Naturalmente, os políticos evitam esta designação, preferindo "sistema
representativo" - mais outro logro. Na Europa, quase só é usado na
Albânia, Ucrânia e Rússia (e Itália, nas eleições nacionais). Sucede que o
sistema mais usado na Europa - listas "abertas" - corrige muito do
que há de mau no sistema português: institui o voto nominal sem prejudicar a
proporcionalidade. Só vão para o parlamento os candidatos que os cidadãos
realmente querem. Vejam a lista de países que o usam: en.wikipedia.org/wiki/Open_list.
NÃO
HÁ BONS ARGUMENTOS CONTRA LISTAS ELEITORAIS ABERTAS - Não é possível
desbloquear a partidocracia sem instituir o voto nominal.

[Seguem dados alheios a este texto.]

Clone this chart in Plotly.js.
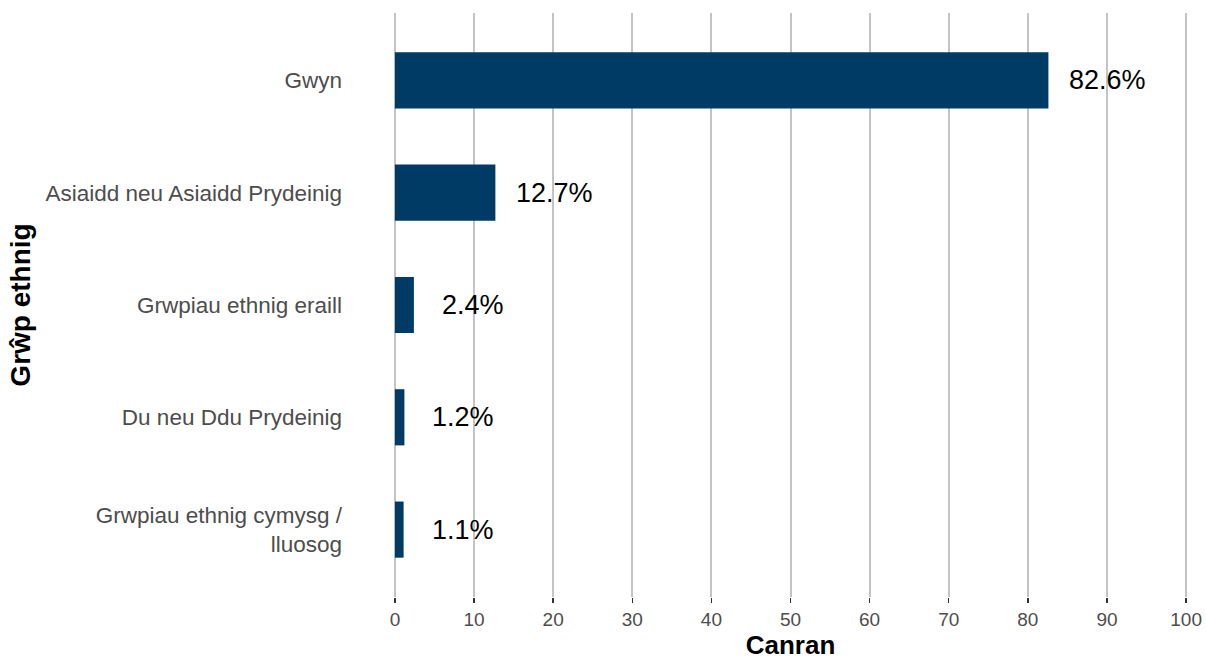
<!DOCTYPE html>
<html>
<head>
<meta charset="utf-8">
<script src="https://cdn.plot.ly/plotly-3.0.1.min.js"></script>
<style>html,body{margin:0;padding:0;background:#fff;}#chart{width:1206px;height:660px;}</style>
</head>
<body>
<div id="chart"></div>
<script>
const categories = [
  "Gwyn",
  "Asiaidd neu Asiaidd Prydeinig",
  "Grwpiau ethnig eraill",
  "Du neu Ddu Prydeinig",
  "Grwpiau ethnig cymysg /<br>lluosog"
];
const values = [82.6, 12.7, 2.4, 1.2, 1.1];
const valueLabels = ["82.6%", "12.7%", "2.4%", "1.2%", "1.1%"];
const xTicks = [0, 10, 20, 30, 40, 50, 60, 70, 80, 90, 100];

const FONT = "Arial, 'Liberation Sans', sans-serif";

const trace = {
  type: "bar",
  orientation: "h",
  x: values,
  y: categories,
  width: 0.5,
  marker: { color: "#003b66", line: { width: 0 } },
  hoverinfo: "skip"
};

const annotations = values.map((v, i) => ({
  x: v, y: categories[i], xref: "x", yref: "y",
  text: valueLabels[i], showarrow: false,
  xanchor: "center", yanchor: "middle", xshift: 59,
  font: { family: FONT, size: 27, color: "#000000" }
}));

const layout = {
  width: 1206, height: 660,
  margin: { l: 387, r: 12, t: 12.5, b: 62.5, pad: 0 },
  paper_bgcolor: "#ffffff",
  plot_bgcolor: "#ffffff",
  showlegend: false,
  font: { family: FONT },
  xaxis: {
    range: [-1, 101],
    tickvals: xTicks,
    ticktext: xTicks.map(String),
    showgrid: true, gridcolor: "#c4c4c4", gridwidth: 2,
    zeroline: false, showline: false,
    ticks: "outside", ticklen: 5, tickwidth: 1.5, tickcolor: "#333333",
    tickfont: { family: FONT, size: 19, color: "#4d4d4d" },
    title: { text: "<b>Canran</b>", font: { family: FONT, size: 26, color: "#000000" }, standoff: 13 },
    fixedrange: true
  },
  yaxis: {
    type: "category",
    range: [4.6, -0.6],
    showgrid: false, zeroline: false, showline: false,
    ticks: "", ticklabelstandoff: 44,
    tickfont: { family: FONT, size: 22.5, color: "#4d4d4d" },
    title: { text: "<b>Grŵp ethnig</b>", font: { family: FONT, size: 28, color: "#000000" }, standoff: 6 },
    fixedrange: true
  },
  annotations: annotations
};

Plotly.newPlot("chart", [trace], layout, { displayModeBar: false, staticPlot: true });
</script>
</body>
</html>
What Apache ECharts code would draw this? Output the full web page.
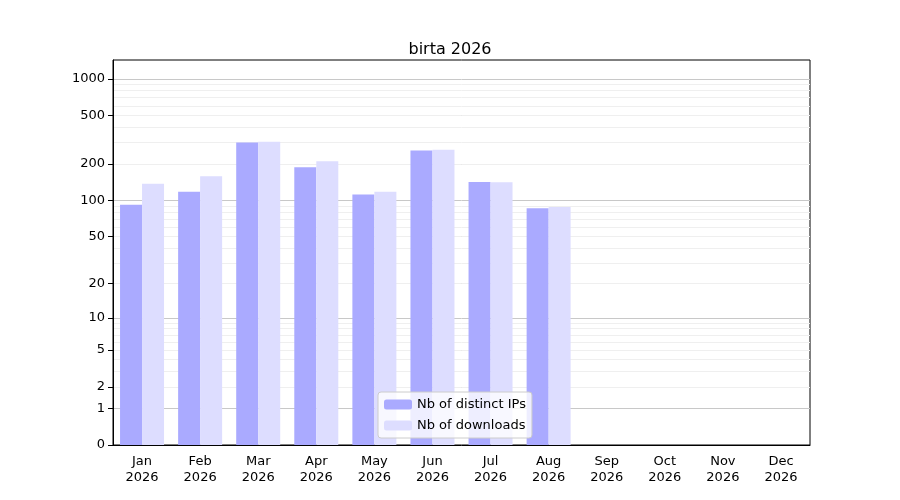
<!DOCTYPE html><html><head><meta charset="utf-8"><script src="https://cdn.jsdelivr.net/npm/echarts@6/dist/echarts.min.js"></script></head><body style="margin:0"><div id="c" style="width:900px;height:500px"></div><script>
const months=['Jan','Feb','Mar','Apr','May','Jun','Jul','Aug','Sep','Oct','Nov','Dec'];
const year='2026';
const ips=[92,118,300,188,112,258,142,86,null,null,null,null];
const downloads=[137,158,305,210,118,262,141,88,null,null,null,null];
const tickLabels=[0,1,2,5,10,20,50,100,200,500,1000];
const majorGrid=[0,1,10,100,1000];
const minorGrid=[2,3,4,5,6,7,8,9,20,30,40,50,60,70,80,90,200,300,400,500,600,700,800,900];
const f=v=>v==null?null:Math.log10(1+v);
const ymax=3.155;
const ch=echarts.init(document.getElementById('c'));
const font='DejaVu Sans';
ch.setOption({
 textStyle:{fontFamily:font},
 title:{text:'birta '+year,left:'center',top:37,textStyle:{fontFamily:font,fontWeight:'normal',fontSize:16,color:'#000'}},
 grid:{left:113,right:90,top:60,bottom:55,show:true,borderColor:'#000',borderWidth:1},
 legend:{left:378,top:392,orient:'vertical',itemWidth:28,itemHeight:10,itemGap:8,padding:[6,6],borderColor:'#ccc',borderWidth:1,borderRadius:3,backgroundColor:'rgba(255,255,255,0.8)',textStyle:{fontFamily:font,fontSize:13,color:'#000'},data:['Nb of distinct IPs','Nb of downloads']},
 xAxis:{type:'category',data:months.map(m=>m+'\n'+year),axisLine:{lineStyle:{color:'#000'}},axisTick:{alignWithLabel:true,length:5,lineStyle:{color:'#000'}},axisLabel:{color:'#000',fontSize:13,lineHeight:16,margin:9}},
 yAxis:[
  {type:'value',min:0,max:ymax,axisLine:{show:true,lineStyle:{color:'#000'}},
   axisTick:{show:true,length:5,customValues:tickLabels.map(f),lineStyle:{color:'#000'}},
   axisLabel:{color:'#000',fontSize:13,customValues:tickLabels.map(f),formatter:v=>{const x=Math.round(Math.pow(10,v)-1);return String(x);}},
   splitLine:{show:true,customValues:majorGrid.map(f),lineStyle:{color:'#c8c8c8'}}},
  {type:'value',min:0,max:ymax,position:'left',axisLine:{show:false},axisTick:{show:false,customValues:minorGrid.map(f)},axisLabel:{show:false,customValues:minorGrid.map(f)},
   splitLine:{show:true,customValues:minorGrid.map(f),lineStyle:{color:'#efefef'}}}
 ],
 series:[
  {name:'Nb of distinct IPs',type:'bar',data:ips.map(f),barWidth:22,barGap:'0%',itemStyle:{color:'#aaaaff'},z:3},
  {name:'Nb of downloads',type:'bar',data:downloads.map(f),barWidth:22,itemStyle:{color:'#ddddff'},z:3}
 ]
});
</script></body></html>
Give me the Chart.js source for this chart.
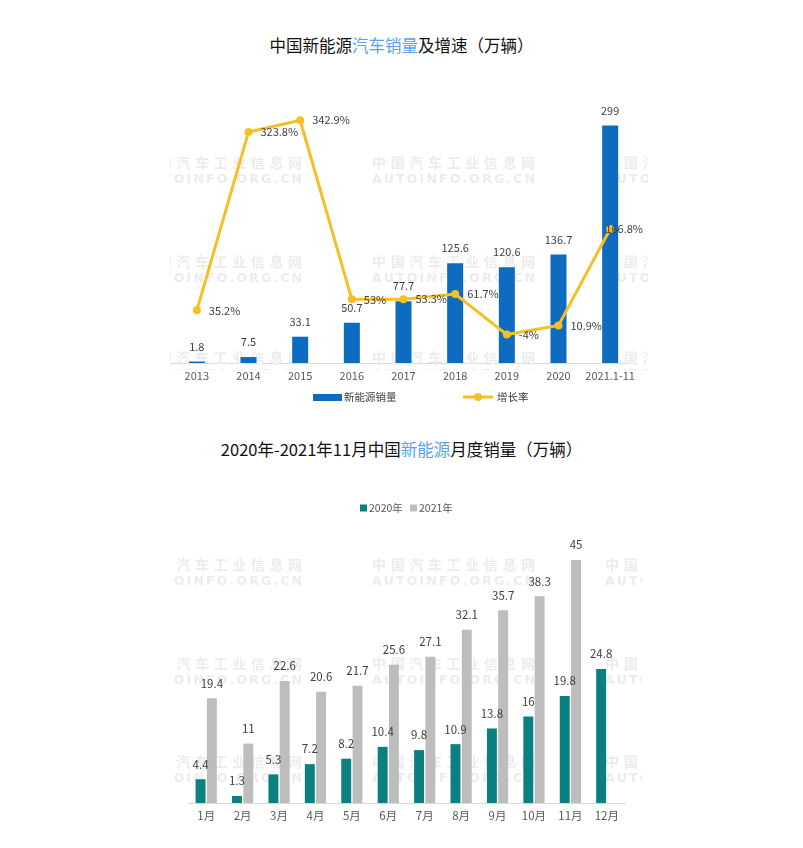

Isto não tem nada de
radical, é simplesmente exigir que o sistema eleitoral português passe a ser o
NORMAL da Europa. Além disso, a abertura das listas à ordenação pelos votos
pode ser feita sem prejudicar uns partidos em relação a outros. Basta incluir
as listas nos boletins de voto e determinar que a ordem pela qual os lugares de
deputado são atribuídos seja em função de quem teve mais votos nominais (ou
preferenciais). Nenhum candidato tem garantia prévia de ser eleito: passa a
haver escrutínio. Nada mais tem de mudar, nem a fórmula que converte votos em
mandatos (D'Hondt) nem os círculos eleitorais.